Supply chain challenges caused some Chipotle restaurants to not offer certain items, like guacamole or chips, at different times of the 2022 fiscal year.

“One of the things that we've seen is a lot less incidents of menu deactivations,” Mr. Nicol said. “So when you go to order online, all of the products are available: chips, guac, chicken, steak.”

Chipotle had net income of $899 million, or $32.28 per share on the common stock, in the fiscal year, which was up 38% from $653 million, or $23.21 per share, in the previous fiscal year. Revenue increased 14% to $8.63 billion from $7.55 billion. Comparable restaurant sales increased 8%. In-restaurant sales increased 26%. Digital sales accounted for 39% of food and beverage revenue.

Operating margin was 13.4%, which marked an increase from 10.7% in the previous year. The improvement primarily was due to the benefit of sales leverage and lower delivery fees associated with a lower volume.
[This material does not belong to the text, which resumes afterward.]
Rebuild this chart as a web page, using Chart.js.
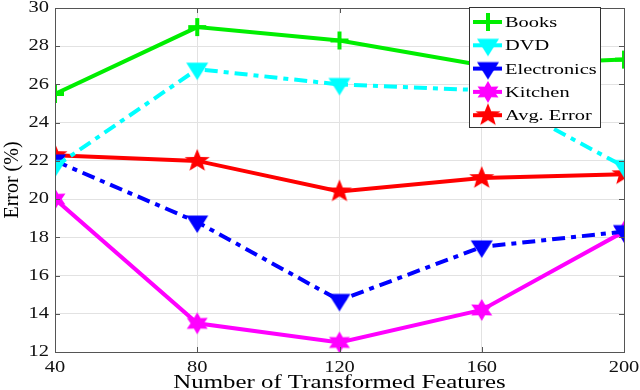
<!DOCTYPE html>
<html>
<head>
<meta charset="utf-8">
<script src="https://cdn.jsdelivr.net/npm/chart.js@4"></script>
<style>
  body { margin: 0; background: #fff; }
  #wrap { width: 640px; height: 390px; }
</style>
</head>
<body>
<div id="wrap"><canvas id="myChart" width="640" height="390"></canvas></div>
<script>
// data
const features = [40, 80, 120, 160, 200];
const books = [25.5, 29.0, 28.3, 27.0, 27.3];
const dvd = [21.7, 26.8, 26.0, 25.7, 21.7];
const electronics = [22.0, 18.8, 14.7, 17.5, 18.3];
const kitchen = [20.0, 13.5, 12.5, 14.2, 18.3];
const avgError = [22.3, 22.0, 20.4, 21.1, 21.3];
const yTicks = [12, 14, 16, 18, 20, 22, 24, 26, 28, 30];
const xTitle = "Number of Transformed Features";
const yTitle = "Error (%)";

const serif = "'Liberation Serif', 'DejaVu Serif', serif";
const stretch = 1.33; // the original figure is widened horizontally

// marker images, drawn once
function makeMarker(kind, color, r) {
  const c = document.createElement("canvas");
  const s = Math.ceil(r * 2 + 4);
  c.width = s; c.height = s;
  const ctx = c.getContext("2d");
  const cx = s / 2, cy = s / 2;
  ctx.fillStyle = color;
  ctx.strokeStyle = color;
  if (kind === "plus") {
    ctx.lineWidth = 4;
    ctx.beginPath();
    ctx.moveTo(cx - r, cy); ctx.lineTo(cx + r, cy);
    ctx.moveTo(cx, cy - r); ctx.lineTo(cx, cy + r);
    ctx.stroke();
  } else if (kind === "tridown") {
    ctx.beginPath();
    ctx.moveTo(cx - r, cy - r * 0.6);
    ctx.lineTo(cx + r, cy - r * 0.6);
    ctx.lineTo(cx, cy + r);
    ctx.closePath();
    ctx.fill();
  } else {
    const n = kind === "star5" ? 5 : 6;
    const inner = kind === "star5" ? r * 0.42 : r * 0.55;
    ctx.beginPath();
    for (let i = 0; i < n * 2; i++) {
      const rad = i % 2 === 0 ? r : inner;
      const a = -Math.PI / 2 + i * Math.PI / n;
      const x = cx + rad * Math.cos(a) * 1.1, y = cy + rad * Math.sin(a);
      if (i === 0) ctx.moveTo(x, y); else ctx.lineTo(x, y);
    }
    ctx.closePath();
    ctx.fill();
  }
  return c;
}

function pts(arr) {
  return arr.map((v, i) => ({ x: features[i], y: v }));
}

const datasets = [
  { label: "Books", data: pts(books), borderColor: "#00ee00", pointStyle: makeMarker("plus", "#00ee00", 9), borderDash: [] },
  { label: "DVD", data: pts(dvd), borderColor: "#00ffff", pointStyle: makeMarker("tridown", "#00ffff", 11), borderDash: [13, 6, 5, 6] },
  { label: "Electronics", data: pts(electronics), borderColor: "#0000ff", pointStyle: makeMarker("tridown", "#0000ff", 11), borderDash: [13, 6, 5, 6] },
  { label: "Kitchen", data: pts(kitchen), borderColor: "#ff00ff", pointStyle: makeMarker("star6", "#ff00ff", 11), borderDash: [] },
  { label: "Avg. Error", data: pts(avgError), borderColor: "#ff0000", pointStyle: makeMarker("star5", "#ff0000", 12), borderDash: [] }
].map((d) => ({ ...d, borderWidth: 4, backgroundColor: d.borderColor, fill: false, tension: 0 }));

function wideText(ctx, text, x, y, align, sx) {
  ctx.save();
  ctx.translate(x, y);
  ctx.scale(sx, 1);
  ctx.textAlign = align;
  ctx.fillText(text, 0, 0);
  ctx.restore();
}

// frame, inward ticks, labels, boxed legend
const framePlugin = {
  id: "frame",
  afterDraw(chart) {
    const ctx = chart.ctx;
    const a = chart.chartArea;
    const xs = chart.scales.x, ys = chart.scales.y;
    ctx.save();
    ctx.strokeStyle = "#555";
    ctx.lineWidth = 1;
    ctx.strokeRect(a.left + 0.5, a.top + 0.5, a.right - a.left, a.bottom - a.top);
    ctx.beginPath();
    features.forEach((v) => {
      const px = Math.round(xs.getPixelForValue(v)) + 0.5;
      ctx.moveTo(px, a.bottom); ctx.lineTo(px, a.bottom - 5);
      ctx.moveTo(px, a.top); ctx.lineTo(px, a.top + 5);
    });
    yTicks.forEach((v) => {
      const py = Math.round(ys.getPixelForValue(v)) + 0.5;
      ctx.moveTo(a.left, py); ctx.lineTo(a.left + 5, py);
      ctx.moveTo(a.right, py); ctx.lineTo(a.right - 5, py);
    });
    ctx.stroke();

    ctx.fillStyle = "#111";
    ctx.font = "16px " + serif;
    ctx.textBaseline = "middle";
    features.forEach((v) => {
      wideText(ctx, String(v), xs.getPixelForValue(v), a.bottom + 16, "center", 1.28);
    });
    yTicks.forEach((v) => {
      wideText(ctx, String(v), a.left - 6, ys.getPixelForValue(v), "right", 1.28);
    });
    ctx.fillStyle = "#000";
    ctx.font = "18px " + serif;
    ctx.textBaseline = "alphabetic";
    wideText(ctx, xTitle, (a.left + a.right) / 2, 388, "center", stretch + 0.05);
    ctx.save();
    ctx.translate(18, (a.top + a.bottom) / 2);
    ctx.rotate(-Math.PI / 2);
    ctx.textAlign = "center";
    ctx.font = "20px " + serif;
    ctx.fillText(yTitle, 0, 0);
    ctx.restore();

    const bx = 469, by = 7, bw = 131, bh = 120;
    ctx.fillStyle = "#fff";
    ctx.fillRect(bx, by, bw, bh);
    ctx.strokeStyle = "#333";
    ctx.lineWidth = 1;
    ctx.strokeRect(bx + 0.5, by + 0.5, bw, bh);
    ctx.font = "15px " + serif;
    ctx.textBaseline = "middle";
    chart.data.datasets.forEach((ds, i) => {
      const y = by + 15 + i * 23.3;
      ctx.strokeStyle = ds.borderColor;
      ctx.lineWidth = 4;
      ctx.setLineDash([]);
      ctx.beginPath();
      ctx.moveTo(bx + 4, y); ctx.lineTo(bx + 33, y);
      ctx.stroke();
      const img = ds.pointStyle;
      ctx.drawImage(img, bx + 19 - img.width / 2, y - img.height / 2);
      ctx.fillStyle = "#000";
      wideText(ctx, ds.label, bx + 36, y + 1, "left", 1.36);
    });
    ctx.restore();
  }
};

const config = {
  type: "line",
  data: { datasets },
  options: {
    responsive: false,
    animation: false,
    layout: { padding: { top: 6, right: 16, left: 0, bottom: 0 } },
    plugins: { legend: { display: false }, tooltip: { enabled: false } },
    scales: {
      x: {
        type: "linear",
        min: 40, max: 200,
        afterFit: (s) => { s.height = 38; s.paddingLeft = 0; s.paddingRight = 0; },
        ticks: { stepSize: 40, display: false },
        grid: { color: "#e2e2e2", tickLength: 0 },
        border: { color: "#555" }
      },
      y: {
        min: 12, max: 30,
        afterFit: (s) => { s.width = 55; s.paddingTop = 0; s.paddingBottom = 0; },
        afterBuildTicks: (s) => { s.ticks = yTicks.map((v) => ({ value: v })); },
        ticks: { display: false },
        grid: { color: "#e2e2e2", tickLength: 0 },
        border: { color: "#555" }
      }
    }
  },
  plugins: [framePlugin]
};

new Chart(document.getElementById("myChart"), config);
</script>
</body>
</html>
Higher food costs and wage inflation partially offset those factors.

Chipotle in the fiscal year opened 236 new restaurants, including 202 locations with a Chipotlane, the company’s digital order drive thru pick-up lane.

In the fourth quarter, net income of $224 million, or $8.08 per share on the common stock, was up 68% from $133 million, or $4.75 per share, in the previous year’s fourth quarter. Revenue increased 11% to $2.18 billion from $1.96 billion. Chipotle opened 100 new restaurants in the fourth quarter, a company record.

Chipotle’s stock on the New York Stock Exchange closed at $1,688.48 per share on Feb. 7. The restaurant chain gave fiscal-year results after the Feb. 7 close. On Feb. 8, the stock price fell 2.7% to close at $1,643.00 per share. Chipotle earnings and revenue in the fourth quarter were weaker than expected, according to media reports.

“Turning to the fourth quarter, while we are pleased with our overall growth, our results were impacted by a few factors that were unique to the quarter, including a lower-than-expected benefit from garlic guajillo steak and a headwind from loyalty accounting,” Mr. Nicol said, adding delivery transactions declined 15% in the quarter.

In the first quarter of 2023, Chipotle executives anticipate comparable restaurant sales growth in the high-single digit percentages.

Chipotle should introduce an al pastor menu item soon, Mr. Nicol said.

“This new menu item is operationally simple to execute while still providing a new exciting flavor that drive transactions and sales,” he said.